**What to do**
Leave out any pictures and transcribe all other data below exactly.

**Data provided**
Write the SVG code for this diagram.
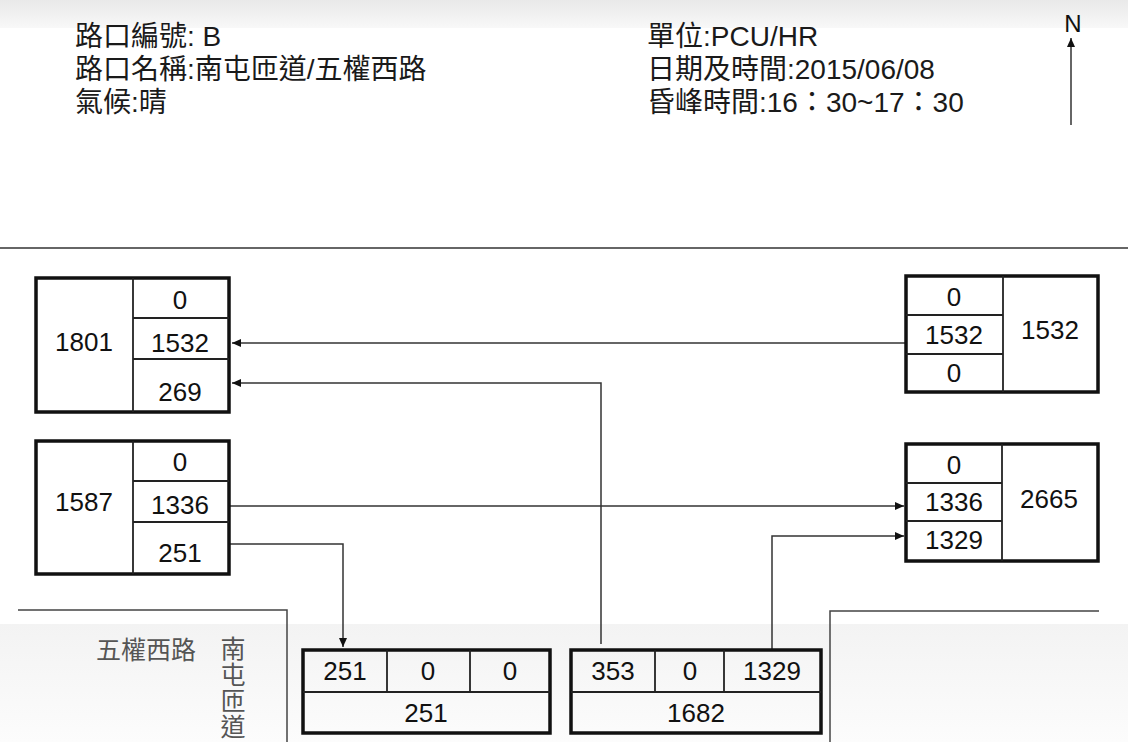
<svg xmlns="http://www.w3.org/2000/svg" width="1128" height="742" viewBox="0 0 1128 742">
<defs>
<linearGradient id="topband" x1="0" y1="0" x2="0" y2="1">
<stop offset="0" stop-color="#e9e9e9"/>
<stop offset="1" stop-color="#f8f8f8"/>
</linearGradient>
<linearGradient id="botband" x1="0" y1="0" x2="0" y2="1">
<stop offset="0" stop-color="#f3f3f3"/>
<stop offset="1" stop-color="#fcfcfc"/>
</linearGradient>
<marker id="ah" markerUnits="userSpaceOnUse" markerWidth="9" markerHeight="8" refX="9" refY="4" orient="auto">
<path d="M0,0 L9,4 L0,8 z" fill="#111"/>
</marker>
<style>
.hdr{font-family:"Liberation Sans","Noto Sans CJK TC",sans-serif;font-size:28px;fill:#1a1a1a}
.num{font-family:"Liberation Sans",Arial,sans-serif;font-size:26px;fill:#111;text-anchor:middle}
.box{fill:none;stroke:#111;stroke-width:3.5}
.cell{fill:none;stroke:#222;stroke-width:1.8}
.conn{fill:none;stroke:#333;stroke-width:1.5}
.road{fill:none;stroke:#444;stroke-width:1.5}
.rlab{font-family:"Noto Sans CJK TC","Noto Sans CJK SC",sans-serif;font-size:25px;fill:#555}
</style>
</defs>
<rect x="0" y="0" width="1128" height="742" fill="#ffffff"/>
<rect x="0" y="0" width="1128" height="28" fill="url(#topband)"/>
<rect x="0" y="624" width="1128" height="118" fill="url(#botband)"/>

<g id="header">
<text class="hdr" x="75" y="46">路口編號: B</text>
<text class="hdr" x="75" y="79">路口名稱:南屯匝道/五權西路</text>
<text class="hdr" x="75" y="112">氣候:晴</text>
<text class="hdr" x="647" y="46">單位:PCU/HR</text>
<text class="hdr" x="647" y="79">日期及時間:2015/06/08</text>
<text class="hdr" x="647" y="112">昏峰時間:16：30~17：30</text>
</g>

<g id="north">
<text x="1073" y="32" text-anchor="middle" style="font-family:'Liberation Sans',Arial,sans-serif;font-size:24px;fill:#111">N</text>
<line class="conn" x1="1071" y1="125" x2="1071" y2="38" marker-end="url(#ah)"/>
</g>

<g id="dividers">
<line x1="0" y1="248" x2="1128" y2="248" stroke="#333" stroke-width="1.5"/>
<path class="road" d="M18,610 L287,610 L287,742"/>
<path class="road" d="M830,742 L830,611 L1099,611"/>
</g>

<g id="road-labels">
<text class="rlab" x="96" y="659">五權西路</text>
<text class="rlab" x="233" y="636" style="writing-mode:vertical-rl" letter-spacing="1">南屯匝道</text>
</g>

<g id="connectors">
<line class="conn" x1="906" y1="343" x2="232" y2="343" marker-end="url(#ah)"/>
<path class="conn" d="M601,644 L601,383 L232,383" marker-end="url(#ah)"/>
<line class="conn" x1="230" y1="506" x2="904" y2="506" marker-end="url(#ah)"/>
<path class="conn" d="M230,544 L343,544 L343,647" marker-end="url(#ah)"/>
<path class="conn" d="M772,650 L772,536 L904,536" marker-end="url(#ah)"/>
</g>

<g id="node-west-north">
<rect class="box" x="36" y="278" width="193" height="134"/>
<line class="cell" x1="133" y1="278" x2="133" y2="412"/>
<line class="cell" x1="133" y1="318" x2="229" y2="318"/>
<line class="cell" x1="133" y1="359" x2="229" y2="359"/>
<text class="num" x="84" y="351">1801</text>
<text class="num" x="180" y="309">0</text>
<text class="num" x="180" y="352">1532</text>
<text class="num" x="180" y="401">269</text>
</g>

<g id="node-west-south">
<rect class="box" x="36" y="441" width="193" height="133"/>
<line class="cell" x1="133" y1="441" x2="133" y2="574"/>
<line class="cell" x1="133" y1="481" x2="229" y2="481"/>
<line class="cell" x1="133" y1="522" x2="229" y2="522"/>
<text class="num" x="84" y="511">1587</text>
<text class="num" x="180" y="471">0</text>
<text class="num" x="180" y="514">1336</text>
<text class="num" x="180" y="562">251</text>
</g>

<g id="node-east-north">
<rect class="box" x="906" y="276" width="192" height="116"/>
<line class="cell" x1="1003" y1="276" x2="1003" y2="392"/>
<line class="cell" x1="906" y1="315" x2="1003" y2="315"/>
<line class="cell" x1="906" y1="354" x2="1003" y2="354"/>
<text class="num" x="954" y="306">0</text>
<text class="num" x="954" y="344">1532</text>
<text class="num" x="954" y="382">0</text>
<text class="num" x="1050" y="339">1532</text>
</g>

<g id="node-east-south">
<rect class="box" x="906" y="444" width="192" height="117"/>
<line class="cell" x1="1002" y1="444" x2="1002" y2="561"/>
<line class="cell" x1="906" y1="483" x2="1002" y2="483"/>
<line class="cell" x1="906" y1="521" x2="1002" y2="521"/>
<text class="num" x="954" y="474">0</text>
<text class="num" x="954" y="511">1336</text>
<text class="num" x="954" y="549">1329</text>
<text class="num" x="1049" y="508">2665</text>
</g>

<g id="node-south-in">
<rect class="box" x="303" y="650" width="247" height="83"/>
<line class="cell" x1="303" y1="692" x2="550" y2="692"/>
<line class="cell" x1="387" y1="650" x2="387" y2="692"/>
<line class="cell" x1="470" y1="650" x2="470" y2="692"/>
<text class="num" x="345" y="680">251</text>
<text class="num" x="428" y="680">0</text>
<text class="num" x="510" y="680">0</text>
<text class="num" x="426" y="722">251</text>
</g>

<g id="node-south-out">
<rect class="box" x="571" y="650" width="250" height="83"/>
<line class="cell" x1="571" y1="692" x2="821" y2="692"/>
<line class="cell" x1="655" y1="650" x2="655" y2="692"/>
<line class="cell" x1="724" y1="650" x2="724" y2="692"/>
<text class="num" x="613" y="680">353</text>
<text class="num" x="690" y="680">0</text>
<text class="num" x="772" y="680">1329</text>
<text class="num" x="696" y="722">1682</text>
</g>
</svg>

**Exercise answer**
Write the SVG code for this diagram.
<svg xmlns="http://www.w3.org/2000/svg" width="1128" height="742" viewBox="0 0 1128 742">
<defs>
<linearGradient id="topband" x1="0" y1="0" x2="0" y2="1">
<stop offset="0" stop-color="#e9e9e9"/>
<stop offset="1" stop-color="#f8f8f8"/>
</linearGradient>
<linearGradient id="botband" x1="0" y1="0" x2="0" y2="1">
<stop offset="0" stop-color="#f3f3f3"/>
<stop offset="1" stop-color="#fcfcfc"/>
</linearGradient>
<marker id="ah" markerUnits="userSpaceOnUse" markerWidth="9" markerHeight="8" refX="9" refY="4" orient="auto">
<path d="M0,0 L9,4 L0,8 z" fill="#111"/>
</marker>
<style>
.hdr{font-family:"Liberation Sans","Noto Sans CJK TC",sans-serif;font-size:28px;fill:#1a1a1a}
.num{font-family:"Liberation Sans",Arial,sans-serif;font-size:26px;fill:#111;text-anchor:middle}
.box{fill:none;stroke:#111;stroke-width:3.5}
.cell{fill:none;stroke:#222;stroke-width:1.8}
.conn{fill:none;stroke:#333;stroke-width:1.5}
.road{fill:none;stroke:#444;stroke-width:1.5}
.rlab{font-family:"Noto Sans CJK TC","Noto Sans CJK SC",sans-serif;font-size:25px;fill:#555}
</style>
</defs>
<rect x="0" y="0" width="1128" height="742" fill="#ffffff"/>
<rect x="0" y="0" width="1128" height="28" fill="url(#topband)"/>
<rect x="0" y="624" width="1128" height="118" fill="url(#botband)"/>

<g id="header">
<text class="hdr" x="75" y="46">路口編號: B</text>
<text class="hdr" x="75" y="79">路口名稱:南屯匝道/五權西路</text>
<text class="hdr" x="75" y="112">氣候:晴</text>
<text class="hdr" x="647" y="46">單位:PCU/HR</text>
<text class="hdr" x="647" y="79">日期及時間:2015/06/08</text>
<text class="hdr" x="647" y="112">昏峰時間:16：30~17：30</text>
</g>

<g id="north">
<text x="1073" y="32" text-anchor="middle" style="font-family:'Liberation Sans',Arial,sans-serif;font-size:24px;fill:#111">N</text>
<line class="conn" x1="1071" y1="125" x2="1071" y2="38" marker-end="url(#ah)"/>
</g>

<g id="dividers">
<line x1="0" y1="248" x2="1128" y2="248" stroke="#333" stroke-width="1.5"/>
<path class="road" d="M18,610 L287,610 L287,742"/>
<path class="road" d="M830,742 L830,611 L1099,611"/>
</g>

<g id="road-labels">
<text class="rlab" x="96" y="659">五權西路</text>
<text class="rlab" x="233" y="636" style="writing-mode:vertical-rl" letter-spacing="1">南屯匝道</text>
</g>

<g id="connectors">
<line class="conn" x1="906" y1="343" x2="232" y2="343" marker-end="url(#ah)"/>
<path class="conn" d="M601,644 L601,383 L232,383" marker-end="url(#ah)"/>
<line class="conn" x1="230" y1="506" x2="904" y2="506" marker-end="url(#ah)"/>
<path class="conn" d="M230,544 L343,544 L343,647" marker-end="url(#ah)"/>
<path class="conn" d="M772,650 L772,536 L904,536" marker-end="url(#ah)"/>
</g>

<g id="node-west-north">
<rect class="box" x="36" y="278" width="193" height="134"/>
<line class="cell" x1="133" y1="278" x2="133" y2="412"/>
<line class="cell" x1="133" y1="318" x2="229" y2="318"/>
<line class="cell" x1="133" y1="359" x2="229" y2="359"/>
<text class="num" x="84" y="351">1801</text>
<text class="num" x="180" y="309">0</text>
<text class="num" x="180" y="352">1532</text>
<text class="num" x="180" y="401">269</text>
</g>

<g id="node-west-south">
<rect class="box" x="36" y="441" width="193" height="133"/>
<line class="cell" x1="133" y1="441" x2="133" y2="574"/>
<line class="cell" x1="133" y1="481" x2="229" y2="481"/>
<line class="cell" x1="133" y1="522" x2="229" y2="522"/>
<text class="num" x="84" y="511">1587</text>
<text class="num" x="180" y="471">0</text>
<text class="num" x="180" y="514">1336</text>
<text class="num" x="180" y="562">251</text>
</g>

<g id="node-east-north">
<rect class="box" x="906" y="276" width="192" height="116"/>
<line class="cell" x1="1003" y1="276" x2="1003" y2="392"/>
<line class="cell" x1="906" y1="315" x2="1003" y2="315"/>
<line class="cell" x1="906" y1="354" x2="1003" y2="354"/>
<text class="num" x="954" y="306">0</text>
<text class="num" x="954" y="344">1532</text>
<text class="num" x="954" y="382">0</text>
<text class="num" x="1050" y="339">1532</text>
</g>

<g id="node-east-south">
<rect class="box" x="906" y="444" width="192" height="117"/>
<line class="cell" x1="1002" y1="444" x2="1002" y2="561"/>
<line class="cell" x1="906" y1="483" x2="1002" y2="483"/>
<line class="cell" x1="906" y1="521" x2="1002" y2="521"/>
<text class="num" x="954" y="474">0</text>
<text class="num" x="954" y="511">1336</text>
<text class="num" x="954" y="549">1329</text>
<text class="num" x="1049" y="508">2665</text>
</g>

<g id="node-south-in">
<rect class="box" x="303" y="650" width="247" height="83"/>
<line class="cell" x1="303" y1="692" x2="550" y2="692"/>
<line class="cell" x1="387" y1="650" x2="387" y2="692"/>
<line class="cell" x1="470" y1="650" x2="470" y2="692"/>
<text class="num" x="345" y="680">251</text>
<text class="num" x="428" y="680">0</text>
<text class="num" x="510" y="680">0</text>
<text class="num" x="426" y="722">251</text>
</g>

<g id="node-south-out">
<rect class="box" x="571" y="650" width="250" height="83"/>
<line class="cell" x1="571" y1="692" x2="821" y2="692"/>
<line class="cell" x1="655" y1="650" x2="655" y2="692"/>
<line class="cell" x1="724" y1="650" x2="724" y2="692"/>
<text class="num" x="613" y="680">353</text>
<text class="num" x="690" y="680">0</text>
<text class="num" x="772" y="680">1329</text>
<text class="num" x="696" y="722">1682</text>
</g>
</svg>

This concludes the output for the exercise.